We project that the CBI’s Monetary Policy Committee (MPC) raise the policy rate 0.25 percentage points on 23 August, the next rate-setting date. If this forecast is borne out, the key interest rate will be 9.0%, its highest since early 2010. We expect the MPC to discuss the possibility of keeping the policy rate unchanged as well but ultimately decide to raise it by 25 bp. If this is indeed the outcome, we think it quite likely that the MPC will stop there and keep the policy rate unchanged for the remainder of the year.
The last policy rate hike for the time being?
We project that the Central Bank’s (CBI) policy interest rate will be raised by 0.25 percentage points next week. Declining inflation and reduced demand pressures in the economy are the main reasons for the CBI to implement a smaller rate hike than before. If the economy evolves in line with the current outlook, there is a good chance that this will be the last policy rate increase for the present and that a gradual monetary easing phase will ensue.
On the MPC’s last interest rate decision date, in late May, it took a huge stride and raised the policy rate by 1.25 percentage points. At that meeting, members discussed rate hikes ranging between 1.0 and 1.5 percentage points. For the first time since October 2021, a Committee member voted against Governor Ásgeir Jónsson’s proposed 1.25-point rate hike, when Deputy Governor Gunnar Jakobsson cast a “no” vote, specifying his preference for a 1-point increase.
The MPC statement was uncompromising, and the forward guidance read as follows: “… the outlook is for further rate hikes in order to ensure a better balanced economy and bring inflation back to target.” This signalled clearly that MPC was determined at the time to continue ratcheting up the monetary stance.
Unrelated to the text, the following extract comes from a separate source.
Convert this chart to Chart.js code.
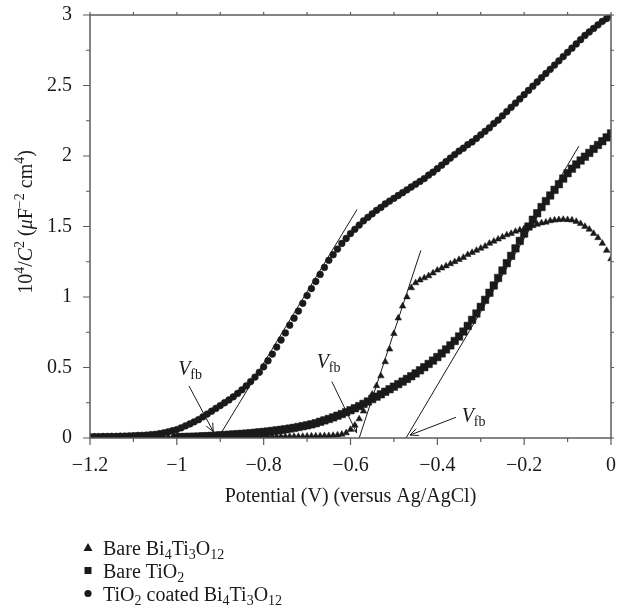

The impact of rate hikes has come to the fore
We expect the MPC to take a considerably smaller step upwards this time, as most statistics have developed favourably since the May decision. Chief among them are headline inflation, which has fallen rather quickly, and the inflation outlook, which has brightened somewhat. At the time of the last policy rate decision, twelve-month inflation stood at 9.9% and had been over 9% for roughly a year. But this summer, inflation finally started to give some quarter and is now down to 7.6%, mainly because of a drop in house prices and lower imported inflation. The outlook is for an even further decline in August, according to ÍSB Research’s new inflation forecast. Moreover, core inflation, which excludes volatile items, has fallen by all measures in recent months. This comes as a great relief, as the MPC pays close attention to core inflation in its assessment of underlying inflationary pressures.
Our most recent inflation forecast is considerably more upbeat that the one issued by the CBI concurrent with the policy rate decision in May. At the press conference following that interest rate announcement, the Governor said the MPC’s goal was to prevent the May inflation forecast from materialising. We think that effort has borne fruit and that there is no need for a rate hike larger than 25 basis points next week. It is common knowledge that inflation is still a few light-years away from the CBI’s target. Nevertheless, it must also be very welcome news for the MPC that it has finally begun to fall in earnest and the recent rate hikes have started to bite.
Short-term inflation expectations have improved
The CBI also considers inflation expectations when it sets interest rates, and earlier this week it published the results of its market expectations survey. Short-term expectations have improved a bit between surveys. Market participants expect inflation to measure 5.6% a year from now, down from 6.3% in the last survey. Their two- and five-year expectations are unchanged between surveys, but their long-term expectations have risen marginally, with survey respondents expecting inflation to measure 3.6% ten years from now. As these numbers show, inflation expectations over the next several years are still well above the CBI’s 2.5% inflation target, and the MPC wants to see them move closer to target.
Economic activity has eased
Clearly, economic activity has subsided in the past few months, and the recent policy rate hikes have dampened demand. Payment card turnover contracted in real terms for four months running and then remained flat year-on-year in July.
Private consumption grew by just under 5% in Q1/2023, after increasing by nearly 9% in 2022, and most indicators imply a far weaker growth rate for the remainder of the year. The Q2/2023 national accounts are scheduled for publication at the end of the month and will therefore not be available to the MPC in time for the policy rate decision, but most indicators suggest that economic activity has lost quite a bit of steam, and we can only assume that the MPC will be very relieved.
Monetary easing to begin in 2024
Most economic indicators have developed favourably since the MPC’s last interest rate decision. Even so, we think the Committee will prefer to tread lightly, perhaps rounding out the current monetary tightening phase with a final 25-bp rate hike. If it does, this would be the MPC’s fourteenth consecutive rate increase. If the outlook remains unchanged, we think it quite likely that this will indeed mark the end of the current episode, but if the past year has taught us anything, it is that we can take nothing for granted on that score. We expect the MPC to start lowering the policy rate gradually in H1/2024 as disinflation picks up speed and the economy becomes better balanced.